The primary aim of the mission is to ensure that countries that do not have their own space program get an opportunity to fly payloads to low-Earth orbits and conduct microgravity experiments. However, the mission would be open to all U.N. member states.

Payloads will be selected in early 2018. The countries selected to provide the payloads would be asked to cover part of the mission cost, based on “the resources required to host the payload and their ability to pay,” but the major portion of the cost would be borne by sponsors — which Unoosa is still looking for.

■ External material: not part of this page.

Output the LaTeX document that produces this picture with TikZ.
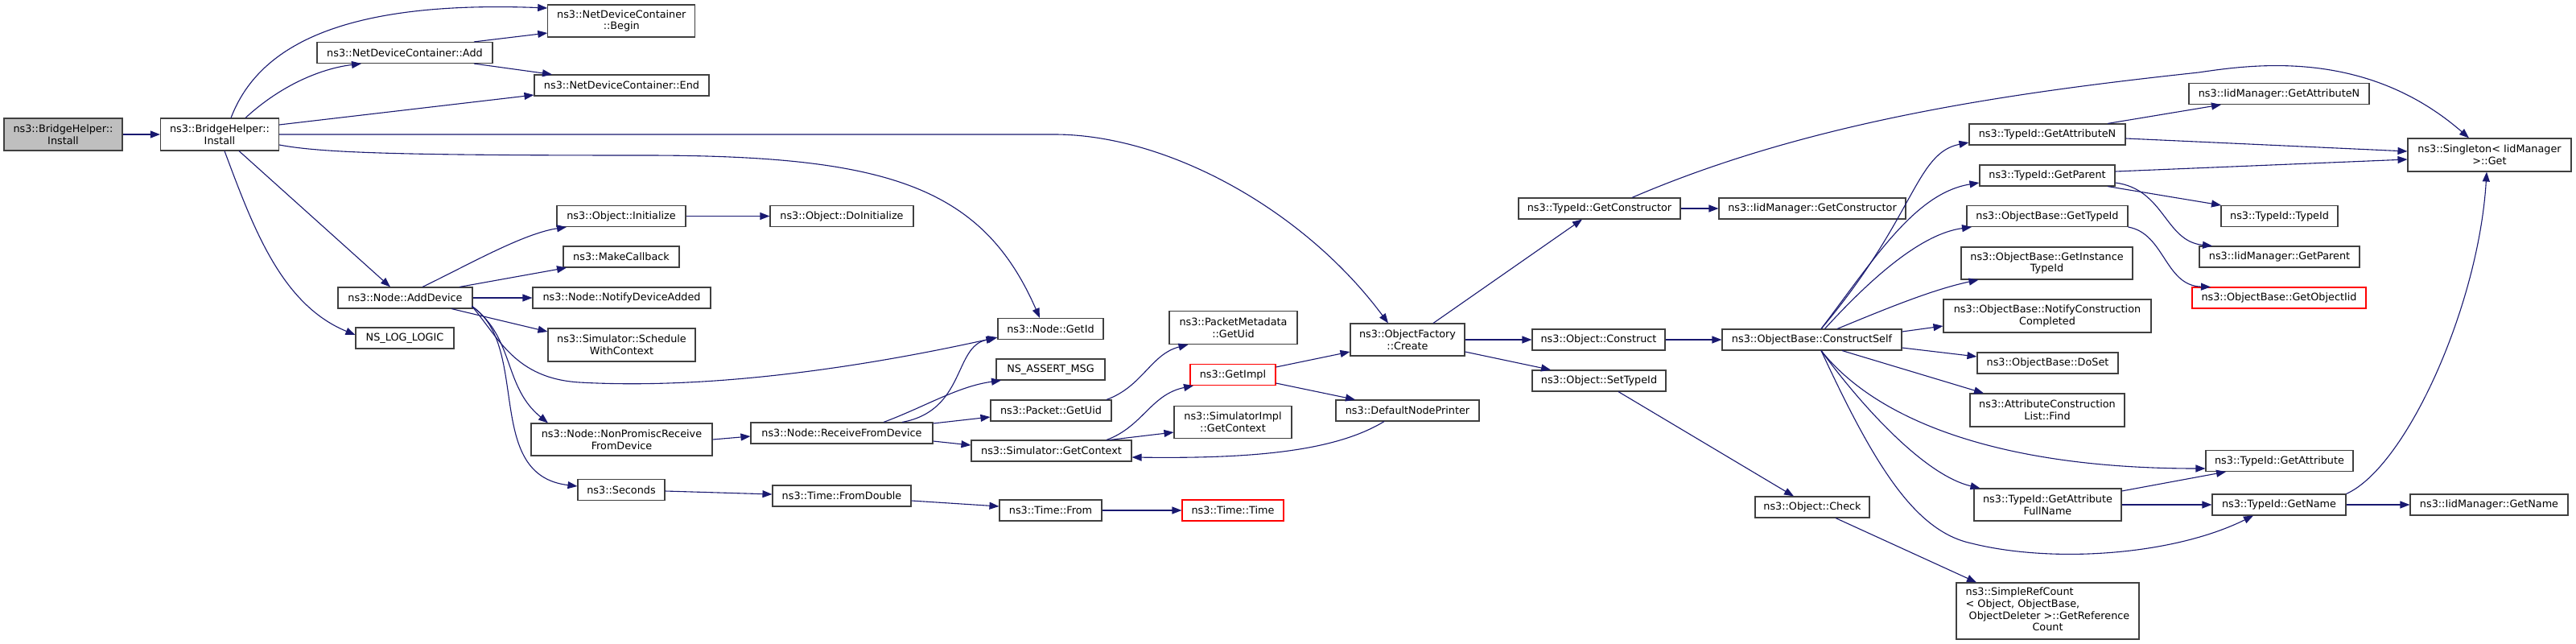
\documentclass[tikz,border=0pt]{standalone}
\usepackage{fontspec}
\setmainfont{DejaVu Sans}
\usetikzlibrary{arrows.meta,calc}
\definecolor{edgec}{HTML}{191970}
\definecolor{nodeb}{HTML}{404040}
\definecolor{rootf}{HTML}{BFBFBF}
\newcommand\fnt{\fontsize{12.8}{14.7}\selectfont}
\tikzset{
  fn/.style={draw=nodeb, fill=white, line width=1.1pt, inner sep=0pt, align=center, font=\fnt, text=black},
  rootn/.style={fn, fill=rootf},
  redn/.style={fn, draw=red},
  wh/.style 2 args={minimum width=#1pt, minimum height=#2pt},
  ed/.style={draw=edgec, line width=1.1pt, -{Triangle[length=12pt,width=9pt]}}
}
\begin{document}
\begin{tikzpicture}[x=1pt,y=-1pt]
\useasboundingbox[fill=white] (0,0) rectangle (3201,800);
% nodes
\node[rootn,wh={147}{40}] (bhroot) at (78.5,167) {ns3::BridgeHelper::\\Install};
\node[fn,wh={147}{40}] (bh) at (273,167) {ns3::BridgeHelper::\\Install};
\node[fn,wh={183}{40}] (begin) at (772.3,26) {ns3::NetDeviceContainer\\::Begin};
\node[fn,wh={218}{26}] (add) at (503,65.5) {ns3::NetDeviceContainer::Add};
\node[fn,wh={217}{26}] (ndcend) at (772.5,106) {ns3::NetDeviceContainer::End};
\node[fn,wh={160}{26}] (init) at (772,268.5) {ns3::Object::Initialize};
\node[fn,wh={178}{26}] (doinit) at (1046,268.5) {ns3::Object::DoInitialize};
\node[fn,wh={144}{26}] (makecb) at (772,319) {ns3::MakeCallback};
\node[fn,wh={221}{26}] (notify) at (772.5,370) {ns3::Node::NotifyDeviceAdded};
\node[fn,wh={167}{26}] (adddev) at (503.5,370) {ns3::Node::AddDevice};
\node[fn,wh={122}{26}] (nslog) at (503,420) {NS\_LOG\_LOGIC};
\node[fn,wh={183}{41}] (sched) at (772.5,428.5) {ns3::Simulator::Schedule\\WithContext};
\node[fn,wh={225}{40}] (nonprom) at (772.5,546) {ns3::Node::NonPromiscReceive\\FromDevice};
\node[fn,wh={108}{26}] (seconds) at (772,608.5) {ns3::Seconds};
\node[fn,wh={131}{26}] (getid) at (1305.5,408.5) {ns3::Node::GetId};
\node[fn,wh={135}{26}] (assert) at (1305.5,459) {NS\_ASSERT\_MSG};
\node[fn,wh={150}{26}] (pgetuid) at (1306,510) {ns3::Packet::GetUid};
\node[fn,wh={226}{26}] (recv) at (1046,538) {ns3::Node::ReceiveFromDevice};
\node[fn,wh={199}{26}] (simctx) at (1306.5,560) {ns3::Simulator::GetContext};
\node[fn,wh={172}{26}] (fromdbl) at (1046,616) {ns3::Time::FromDouble};
\node[fn,wh={127}{26}] (tfrom) at (1305.5,634) {ns3::Time::From};
\node[redn,wh={126}{26}] (ttime) at (1532,634) {ns3::Time::Time};
\node[fn,wh={159}{41}] (pmeta) at (1532.5,407) {ns3::PacketMetadata\\::GetUid};
\node[redn,wh={106}{26}] (getimpl) at (1532,465.5) {ns3::GetImpl};
\node[fn,wh={146}{40}] (simimpl) at (1532,524.5) {ns3::SimulatorImpl\\::GetContext};
\node[fn,wh={142}{40}] (create) at (1749,422) {ns3::ObjectFactory\\::Create};
\node[fn,wh={165}{26}] (construct) at (1986.5,422) {ns3::Object::Construct};
\node[fn,wh={223}{26}] (cself) at (2251.5,422) {ns3::ObjectBase::ConstructSelf};
\node[fn,wh={166}{26}] (settid) at (1987,473) {ns3::Object::SetTypeId};
\node[fn,wh={178}{26}] (defprint) at (1749,510) {ns3::DefaultNodePrinter};
\node[fn,wh={142}{26}] (check) at (2252,630) {ns3::Object::Check};
\node[fn,wh={201}{26}] (getctor) at (1987.5,259) {ns3::TypeId::GetConstructor};
\node[fn,wh={232}{26}] (iidctor) at (2252,259) {ns3::IidManager::GetConstructor};
\node[fn,wh={194}{26}] (getattrn) at (2544,167) {ns3::TypeId::GetAttributeN};
\node[fn,wh={224}{26}] (iidattrn) at (2832,116.5) {ns3::IidManager::GetAttributeN};
\node[fn,wh={203}{41}] (single) at (3093.5,192.5) {ns3::Singleton< IidManager\\>::Get};
\node[fn,wh={168}{26}] (getparent) at (2544,218) {ns3::TypeId::GetParent};
\node[fn,wh={145}{26}] (typeid) at (2832.5,268.5) {ns3::TypeId::TypeId};
\node[fn,wh={199}{26}] (iidparent) at (2832.5,319) {ns3::IidManager::GetParent};
\node[fn,wh={200}{26}] (obgettid) at (2544,268.5) {ns3::ObjectBase::GetTypeId};
\node[fn,wh={213}{40}] (obinst) at (2543.5,327) {ns3::ObjectBase::GetInstance\\TypeId};
\node[redn,wh={216}{26}] (objiid) at (2832,370) {ns3::ObjectBase::GetObjectIid};
\node[fn,wh={258}{41}] (notifycc) at (2544,392.5) {ns3::ObjectBase::NotifyConstruction\\Completed};
\node[fn,wh={175}{26}] (doset) at (2544.5,451) {ns3::ObjectBase::DoSet};
\node[fn,wh={192}{41}] (find) at (2544,509.5) {ns3::AttributeConstruction\\List::Find};
\node[fn,wh={183}{26}] (getattr) at (2832.5,572.5) {ns3::TypeId::GetAttribute};
\node[fn,wh={183}{40}] (fullname) at (2544.5,627) {ns3::TypeId::GetAttribute\\FullName};
\node[fn,wh={166}{26}] (getname) at (2832,627) {ns3::TypeId::GetName};
\node[fn,wh={196}{26}] (iidname) at (3093,627) {ns3::IidManager::GetName};
\node[fn,wh={227}{70}] (simpleref) at (2544.5,759) {\begin{tabular}{@{}l@{}}ns3::SimpleRefCount\\< Object, ObjectBase,\\\hspace{4pt}ObjectDeleter >::GetReference\\\multicolumn{1}{@{}c@{}}{Count}\end{tabular}};
% edges
\draw[ed] (bhroot.east) -- (bh.west);
\draw[ed] ($(bh.north)+(14,0)$) .. controls (320,60) and (420,0) .. ($(begin.west)+(0,-16)$);
\draw[ed] ($(bh.north)+(32,0)$) .. controls (350,105) and (400,85) .. ($(add.south)+(-54,0)$);
\draw[ed] ($(bh.east)+(0,-12)$) -- ($(ndcend.west)+(0,12)$);
\draw[ed] (bh.east) -- (1310,167) .. controls (1450,167) and (1620,260) .. ($(create.north)+(-24,0)$);
\draw[ed] ($(bh.east)+(0,13)$) .. controls (400,190) and (500,193) .. (800,193) .. controls (1100,193) and (1220,230) .. ($(getid.north)+(-13.5,0)$);
\draw[ed] ($(bh.south)+(24,0)$) -- ($(adddev.north)+(-18.5,0)$);
\draw[ed] ($(bh.south)+(6,0)$) .. controls (314,281) and (349,378) .. ($(nslog.west)+(0,-4)$);
\draw[ed] ($(add.north)+(86,0)$) -- ($(begin.west)+(0,15)$);
\draw[ed] ($(add.south)+(86,0)$) -- ($(ndcend.north)+(-86.5,0)$);
\draw[ed] ($(adddev.north)+(21.5,0)$) .. controls (580,330) and (650,290) .. ($(init.south)+(-68,0)$);
\draw[ed] ($(adddev.north)+(67.5,0)$) -- ($(makecb.south)+(-68,0)$);
\draw[ed] (adddev.east) -- (notify.west);
\draw[ed] ($(adddev.south)+(57.5,0)$) -- ($(sched.west)+(0,-16.5)$);
\draw[ed] ($(adddev.south east)+(-1,-3)$) .. controls (620,420) and (640,470) .. (720,475) .. controls (900,485) and (1100,450) .. ($(getid.south west)+(0,-3)$);
\draw[ed] ($(adddev.south east)+(-1,-3)$) .. controls (640,420) and (625,480) .. ($(nonprom.north)+(-91.5,0)$);
\draw[ed] ($(adddev.south east)+(-1,-3)$) .. controls (660,430) and (600,590) .. ($(seconds.west)+(0,-4.5)$);
\draw[ed] (init.east) -- (doinit.west);
\draw[ed] (nonprom.east) -- ($(recv.west)+(0,4)$);
\draw[ed] ($(recv.north)+(75,0)$) .. controls (1200,510) and (1185,430) .. ($(getid.south west)+(-2,-2)$);
\draw[ed] ($(recv.north)+(52,0)$) .. controls (1150,505) and (1190,480) .. ($(assert.south)+(-61.5,0)$);
\draw[ed] ($(recv.east)+(0,-12)$) -- ($(pgetuid.west)+(0,8)$);
\draw[ed] ($(recv.east)+(0,10)$) -- ($(simctx.west)+(0,-7)$);
\draw[ed] ($(seconds.east)+(0,1.5)$) -- ($(fromdbl.west)+(0,-2)$);
\draw[ed] ($(fromdbl.east)+(0,6)$) -- ($(tfrom.west)+(0,-5)$);
\draw[ed] (tfrom.east) -- (ttime.west);
\draw[ed] ($(pgetuid.north)+(69,0)$) .. controls (1420,480) and (1430,440) .. ($(pmeta.south)+(-56,0)$);
\draw[ed] ($(simctx.north)+(68.5,0)$) .. controls (1420,530) and (1430,490) .. ($(getimpl.south)+(-49,0)$);
\draw[ed] ($(simctx.north)+(72.5,0)$) -- ($(simimpl.west)+(0,12.5)$);
\draw[ed] ($(getimpl.east)+(0,-9.5)$) -- ($(create.west)+(0,15)$);
\draw[ed] ($(getimpl.east)+(0,10.5)$) -- ($(defprint.north)+(-65,0)$);
\draw[ed] ($(defprint.south)+(-29,0)$) .. controls (1660,560) and (1560,570) .. ($(simctx.east)+(0,8)$);
\draw[ed] ($(create.north)+(32,0)$) -- ($(getctor.south)+(-21.5,0)$);
\draw[ed] (create.east) -- (construct.west);
\draw[ed] ($(create.east)+(0,15)$) -- ($(settid.north)+(-60,0)$);
\draw[ed] (construct.east) -- (cself.west);
\draw[ed] ($(settid.south)+(24,0)$) -- ($(check.north)+(-23,0)$);
\draw[ed] ($(check.south)+(29,0)$) -- ($(simpleref.north)+(-88.5,0)$);
\draw[ed] (getctor.east) -- (iidctor.west);
\draw[ed] ($(getctor.north)+(40.5,0)$) .. controls (2250,150) and (2500,115) .. (2732,90) .. controls (2800,80) and (2940,60) .. ($(single.north)+(-25.5,0)$);
\draw[ed] ($(getattrn.north)+(75,0)$) -- ($(iidattrn.south)+(-72,0)$);
\draw[ed] ($(getattrn.east)+(0,5)$) -- ($(single.west)+(0,-4.5)$);
\draw[ed] ($(getparent.east)+(0,-5)$) -- ($(single.west)+(0,5.5)$);
\draw[ed] ($(getparent.south)+(75,0)$) -- ($(typeid.north)+(-72.5,0)$);
\draw[ed] ($(getparent.east)+(0,9)$) .. controls (2690,235) and (2690,300) .. ($(iidparent.north)+(-83.5,0)$);
\draw[ed] (obgettid.south east) .. controls (2690,290) and (2690,355) .. ($(objiid.north)+(-85,0)$);
\draw[ed] (getname.north east) .. controls (2990,580) and (3080,380) .. ($(single.south)+(-3.5,0)$);
\draw[ed] (getname.east) -- (iidname.west);
\draw[ed] ($(fullname.east)+(0,-17)$) -- ($(getattr.south)+(-66.5,0)$);
\draw[ed] (fullname.east) -- (getname.west);
\draw[ed] ($(cself.north)+(11.5,0)$) .. controls (2380,270) and (2380,190) .. ($(getattrn.west)+(0,10)$);
\draw[ed] ($(cself.north)+(11.5,0)$) .. controls (2330,320) and (2380,240) .. ($(getparent.west)+(0,9)$);
\draw[ed] ($(cself.north)+(16,0)$) .. controls (2330,340) and (2390,290) .. ($(obgettid.south)+(-94,0)$);
\draw[ed] ($(cself.north)+(31.5,0)$) .. controls (2340,385) and (2400,360) .. ($(obinst.south)+(-85,0)$);
\draw[ed] ($(cself.east)+(0,-10)$) -- ($(notifycc.west)+(0,12.5)$);
\draw[ed] ($(cself.east)+(0,10)$) -- ($(doset.west)+(0,-8)$);
\draw[ed] ($(cself.south)+(37.5,0)$) -- ($(find.north)+(-79,0)$);
\draw[ed] ($(cself.south)+(11.5,0)$) .. controls (2330,520) and (2480,582) .. ($(getattr.west)+(0,9.5)$);
\draw[ed] ($(cself.south)+(11.5,0)$) .. controls (2310,500) and (2390,590) .. ($(fullname.north)+(-84,0)$);
\draw[ed] ($(cself.south)+(11.5,0)$) .. controls (2330,580) and (2380,660) .. (2450,675) .. controls (2550,700) and (2700,690) .. ($(getname.south)+(-32,0)$);
\end{tikzpicture}
\end{document}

“We will continue to work closely with SNC to define the parameters of this mission which, in turn, will provide United Nations Member States with the ability to access space in a cost-effective and collaborative manner within a few short years,” Di Pippo said. “The possibilities are endless.”

The Dream Chaser, which is a reusable spacecraft, can ferry up to seven crew members and cargo to low-Earth orbit destinations, including the International Space Station. Earlier this year, NASA awarded SNC a commercial resupply services contract for cargo delivery services to the space station via the Dream Chaser space plane, disposal of unneeded cargo, and the return of research samples and other cargo from the station back to NASA.

“SNC’s Dream Chaser is the only reusable, lifting-body, multi-mission-spacecraft capable of landing at commercial airports or spaceports able to accommodate large commercial aircraft – anywhere in the world,” SNC said in the statement. “This offers the opportunity to land the United Nations mission in any licensed Member State supplying a payload on the mission.”